PROBLEM STATEMENT: Set down only the lines running from the one with "Emit a Python" to the one with "plt.rcParams['font.family'] = ['Lato', 'DejaVu", both lines included, exactly as they stand, please.

--- BEGIN PROVIDED RECORDS ---

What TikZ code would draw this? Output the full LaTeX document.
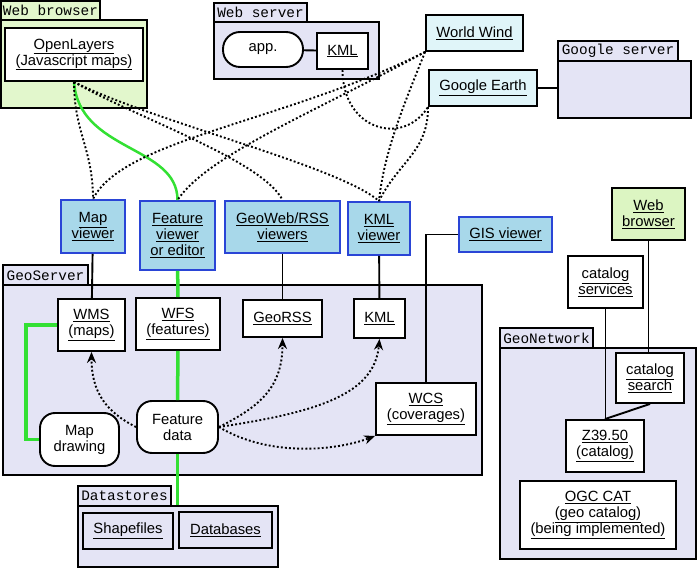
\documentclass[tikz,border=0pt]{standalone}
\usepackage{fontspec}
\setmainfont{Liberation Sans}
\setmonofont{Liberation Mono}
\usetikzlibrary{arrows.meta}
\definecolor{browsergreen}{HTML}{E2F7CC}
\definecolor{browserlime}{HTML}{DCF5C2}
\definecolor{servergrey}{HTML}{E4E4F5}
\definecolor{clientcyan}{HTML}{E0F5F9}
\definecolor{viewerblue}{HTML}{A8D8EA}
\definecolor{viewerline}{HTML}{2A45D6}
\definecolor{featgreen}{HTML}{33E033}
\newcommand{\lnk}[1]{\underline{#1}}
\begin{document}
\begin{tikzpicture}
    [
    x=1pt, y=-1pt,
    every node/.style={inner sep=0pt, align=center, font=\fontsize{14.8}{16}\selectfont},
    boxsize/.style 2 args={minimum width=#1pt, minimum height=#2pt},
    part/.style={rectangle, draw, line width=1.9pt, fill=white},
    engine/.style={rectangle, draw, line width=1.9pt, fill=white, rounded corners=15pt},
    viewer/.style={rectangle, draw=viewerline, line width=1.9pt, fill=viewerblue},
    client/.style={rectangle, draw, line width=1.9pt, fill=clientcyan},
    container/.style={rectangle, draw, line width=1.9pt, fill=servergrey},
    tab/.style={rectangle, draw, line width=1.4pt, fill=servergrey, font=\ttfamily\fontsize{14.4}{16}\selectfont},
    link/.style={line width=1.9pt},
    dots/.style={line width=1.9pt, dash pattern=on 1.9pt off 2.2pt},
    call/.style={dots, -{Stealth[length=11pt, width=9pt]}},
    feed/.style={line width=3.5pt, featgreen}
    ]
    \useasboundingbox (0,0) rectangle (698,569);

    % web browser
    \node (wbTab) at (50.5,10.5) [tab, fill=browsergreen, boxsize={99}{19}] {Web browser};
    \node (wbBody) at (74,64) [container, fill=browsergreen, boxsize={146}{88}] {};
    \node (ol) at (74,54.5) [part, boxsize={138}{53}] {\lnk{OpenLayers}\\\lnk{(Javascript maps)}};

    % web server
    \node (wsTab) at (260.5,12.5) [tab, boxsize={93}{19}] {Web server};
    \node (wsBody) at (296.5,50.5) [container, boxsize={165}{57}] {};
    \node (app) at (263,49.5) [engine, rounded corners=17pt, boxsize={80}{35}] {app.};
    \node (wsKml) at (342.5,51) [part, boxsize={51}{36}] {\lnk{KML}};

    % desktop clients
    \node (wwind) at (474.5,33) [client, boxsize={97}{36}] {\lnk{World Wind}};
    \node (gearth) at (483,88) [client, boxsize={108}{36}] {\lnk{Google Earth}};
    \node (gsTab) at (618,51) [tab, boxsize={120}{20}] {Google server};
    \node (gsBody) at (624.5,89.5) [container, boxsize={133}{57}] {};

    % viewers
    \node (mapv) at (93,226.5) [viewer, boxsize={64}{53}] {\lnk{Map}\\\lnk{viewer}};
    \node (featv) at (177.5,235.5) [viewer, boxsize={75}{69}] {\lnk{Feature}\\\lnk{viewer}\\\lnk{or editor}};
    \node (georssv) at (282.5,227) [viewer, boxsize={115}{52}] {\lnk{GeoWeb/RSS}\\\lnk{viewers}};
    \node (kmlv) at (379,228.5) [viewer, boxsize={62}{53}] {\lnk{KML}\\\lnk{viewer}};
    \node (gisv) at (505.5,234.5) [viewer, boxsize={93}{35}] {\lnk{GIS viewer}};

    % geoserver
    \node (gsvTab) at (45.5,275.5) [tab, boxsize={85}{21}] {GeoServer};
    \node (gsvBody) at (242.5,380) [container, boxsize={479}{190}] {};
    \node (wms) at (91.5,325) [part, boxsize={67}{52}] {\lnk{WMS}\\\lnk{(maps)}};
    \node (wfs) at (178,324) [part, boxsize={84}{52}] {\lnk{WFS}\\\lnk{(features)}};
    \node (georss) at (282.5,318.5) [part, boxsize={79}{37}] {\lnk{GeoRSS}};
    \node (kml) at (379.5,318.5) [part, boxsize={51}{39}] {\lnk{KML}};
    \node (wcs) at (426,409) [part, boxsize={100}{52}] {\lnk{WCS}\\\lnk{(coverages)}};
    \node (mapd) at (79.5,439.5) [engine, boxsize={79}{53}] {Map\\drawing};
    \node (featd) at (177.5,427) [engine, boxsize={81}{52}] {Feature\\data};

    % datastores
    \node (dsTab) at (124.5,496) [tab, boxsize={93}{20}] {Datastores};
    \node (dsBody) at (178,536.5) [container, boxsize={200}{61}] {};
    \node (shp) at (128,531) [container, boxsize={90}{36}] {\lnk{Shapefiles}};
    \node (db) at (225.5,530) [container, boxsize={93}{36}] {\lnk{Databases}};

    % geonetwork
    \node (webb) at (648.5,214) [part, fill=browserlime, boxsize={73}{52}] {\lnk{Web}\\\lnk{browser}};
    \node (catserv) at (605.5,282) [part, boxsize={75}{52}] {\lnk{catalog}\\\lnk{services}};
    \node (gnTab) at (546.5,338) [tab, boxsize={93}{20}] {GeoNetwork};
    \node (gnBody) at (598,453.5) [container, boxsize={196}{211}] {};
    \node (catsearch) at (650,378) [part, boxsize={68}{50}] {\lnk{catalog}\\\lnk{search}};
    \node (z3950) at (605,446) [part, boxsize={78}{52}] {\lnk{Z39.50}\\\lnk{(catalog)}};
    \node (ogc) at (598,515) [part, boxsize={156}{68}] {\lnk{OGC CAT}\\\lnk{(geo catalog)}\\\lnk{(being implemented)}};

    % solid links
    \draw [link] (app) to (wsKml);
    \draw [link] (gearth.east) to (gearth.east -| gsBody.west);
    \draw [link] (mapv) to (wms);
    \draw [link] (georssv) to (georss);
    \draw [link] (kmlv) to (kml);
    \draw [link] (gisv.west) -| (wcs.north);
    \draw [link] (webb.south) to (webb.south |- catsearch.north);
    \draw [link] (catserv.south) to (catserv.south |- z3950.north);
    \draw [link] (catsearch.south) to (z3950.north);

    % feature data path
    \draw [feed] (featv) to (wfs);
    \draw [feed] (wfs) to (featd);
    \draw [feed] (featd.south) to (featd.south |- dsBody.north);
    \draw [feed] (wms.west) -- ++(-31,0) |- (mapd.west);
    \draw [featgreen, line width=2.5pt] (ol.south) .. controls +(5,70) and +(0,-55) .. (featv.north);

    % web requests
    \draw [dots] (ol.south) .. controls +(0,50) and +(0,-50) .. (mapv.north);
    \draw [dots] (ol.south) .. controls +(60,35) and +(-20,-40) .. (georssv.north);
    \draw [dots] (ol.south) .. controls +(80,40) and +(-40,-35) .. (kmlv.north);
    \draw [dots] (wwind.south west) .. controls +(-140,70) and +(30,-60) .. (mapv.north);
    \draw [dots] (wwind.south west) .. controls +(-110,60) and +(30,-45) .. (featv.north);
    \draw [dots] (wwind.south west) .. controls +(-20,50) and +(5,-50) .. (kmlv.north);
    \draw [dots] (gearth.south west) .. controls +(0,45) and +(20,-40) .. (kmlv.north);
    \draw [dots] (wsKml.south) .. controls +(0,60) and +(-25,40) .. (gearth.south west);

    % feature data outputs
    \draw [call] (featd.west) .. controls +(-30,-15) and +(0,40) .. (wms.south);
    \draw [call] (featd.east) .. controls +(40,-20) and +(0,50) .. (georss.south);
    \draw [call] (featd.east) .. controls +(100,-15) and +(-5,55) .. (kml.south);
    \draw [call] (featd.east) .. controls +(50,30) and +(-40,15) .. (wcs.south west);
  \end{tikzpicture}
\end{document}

--- END PROVIDED RECORDS ---
--- BEGIN PROVIDED RECORDS ---

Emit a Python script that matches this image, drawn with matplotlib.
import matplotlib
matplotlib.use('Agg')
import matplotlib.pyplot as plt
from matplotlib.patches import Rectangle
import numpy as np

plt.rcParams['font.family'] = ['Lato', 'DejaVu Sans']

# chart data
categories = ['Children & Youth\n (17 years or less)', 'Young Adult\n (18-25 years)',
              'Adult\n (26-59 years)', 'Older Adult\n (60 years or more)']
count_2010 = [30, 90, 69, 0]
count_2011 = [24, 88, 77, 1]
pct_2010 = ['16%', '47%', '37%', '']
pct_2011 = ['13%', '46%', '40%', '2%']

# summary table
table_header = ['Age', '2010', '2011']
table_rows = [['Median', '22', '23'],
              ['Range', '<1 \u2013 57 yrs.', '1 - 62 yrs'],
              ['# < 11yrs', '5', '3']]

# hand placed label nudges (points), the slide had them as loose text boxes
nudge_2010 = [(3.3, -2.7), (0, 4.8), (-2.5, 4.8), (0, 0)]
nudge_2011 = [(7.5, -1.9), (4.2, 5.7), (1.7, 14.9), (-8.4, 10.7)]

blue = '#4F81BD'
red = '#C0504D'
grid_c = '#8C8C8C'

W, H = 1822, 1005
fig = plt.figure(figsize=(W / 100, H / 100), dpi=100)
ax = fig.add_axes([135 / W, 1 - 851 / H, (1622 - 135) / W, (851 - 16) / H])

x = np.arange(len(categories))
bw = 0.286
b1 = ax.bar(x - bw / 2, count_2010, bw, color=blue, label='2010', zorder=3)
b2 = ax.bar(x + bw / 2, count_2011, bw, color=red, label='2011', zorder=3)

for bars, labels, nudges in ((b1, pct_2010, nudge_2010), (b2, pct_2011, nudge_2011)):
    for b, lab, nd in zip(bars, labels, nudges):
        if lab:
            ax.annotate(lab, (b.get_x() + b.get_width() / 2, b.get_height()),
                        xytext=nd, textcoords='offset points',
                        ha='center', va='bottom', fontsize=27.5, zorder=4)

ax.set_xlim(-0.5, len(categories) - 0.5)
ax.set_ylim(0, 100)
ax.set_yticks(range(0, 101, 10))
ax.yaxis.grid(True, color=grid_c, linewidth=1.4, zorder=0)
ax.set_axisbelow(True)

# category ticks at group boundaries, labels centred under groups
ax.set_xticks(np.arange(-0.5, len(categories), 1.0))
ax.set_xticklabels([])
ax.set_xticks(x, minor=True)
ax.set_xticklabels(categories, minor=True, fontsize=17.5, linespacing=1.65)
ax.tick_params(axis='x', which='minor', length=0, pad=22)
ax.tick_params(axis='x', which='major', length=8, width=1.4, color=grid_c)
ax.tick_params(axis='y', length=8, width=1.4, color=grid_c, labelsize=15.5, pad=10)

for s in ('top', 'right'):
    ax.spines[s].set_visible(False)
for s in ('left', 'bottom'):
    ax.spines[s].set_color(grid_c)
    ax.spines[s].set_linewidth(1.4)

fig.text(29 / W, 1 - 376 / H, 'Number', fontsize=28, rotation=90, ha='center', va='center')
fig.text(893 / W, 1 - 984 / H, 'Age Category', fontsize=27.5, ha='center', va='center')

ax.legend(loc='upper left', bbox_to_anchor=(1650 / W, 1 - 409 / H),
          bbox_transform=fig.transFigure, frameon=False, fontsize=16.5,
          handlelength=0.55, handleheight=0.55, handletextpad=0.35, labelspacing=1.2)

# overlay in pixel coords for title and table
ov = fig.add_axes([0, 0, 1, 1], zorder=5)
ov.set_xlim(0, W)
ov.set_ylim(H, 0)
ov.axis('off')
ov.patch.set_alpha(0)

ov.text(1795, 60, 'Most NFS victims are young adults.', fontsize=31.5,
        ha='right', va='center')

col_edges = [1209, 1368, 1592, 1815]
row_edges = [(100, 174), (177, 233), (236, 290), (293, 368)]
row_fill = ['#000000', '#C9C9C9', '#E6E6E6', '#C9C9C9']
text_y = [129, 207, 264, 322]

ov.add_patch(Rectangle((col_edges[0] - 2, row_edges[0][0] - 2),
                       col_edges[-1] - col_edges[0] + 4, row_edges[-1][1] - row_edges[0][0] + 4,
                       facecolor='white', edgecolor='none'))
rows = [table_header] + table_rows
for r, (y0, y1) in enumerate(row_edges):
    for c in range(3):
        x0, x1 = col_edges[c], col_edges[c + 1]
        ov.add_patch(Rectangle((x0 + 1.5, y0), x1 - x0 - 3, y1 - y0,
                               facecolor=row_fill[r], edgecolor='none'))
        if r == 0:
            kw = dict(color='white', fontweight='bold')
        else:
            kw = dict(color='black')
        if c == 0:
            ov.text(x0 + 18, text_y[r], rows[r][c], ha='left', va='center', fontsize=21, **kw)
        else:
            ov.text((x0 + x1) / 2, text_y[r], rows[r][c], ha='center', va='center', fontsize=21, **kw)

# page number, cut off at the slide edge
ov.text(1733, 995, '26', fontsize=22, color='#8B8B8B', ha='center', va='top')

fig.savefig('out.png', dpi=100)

--- END PROVIDED RECORDS ---

SOLUTION TO THIS TASK:
Emit a Python script that matches this image, drawn with matplotlib.
import matplotlib
matplotlib.use('Agg')
import matplotlib.pyplot as plt
from matplotlib.patches import Rectangle
import numpy as np

plt.rcParams['font.family'] = ['Lato', 'DejaVu Sans']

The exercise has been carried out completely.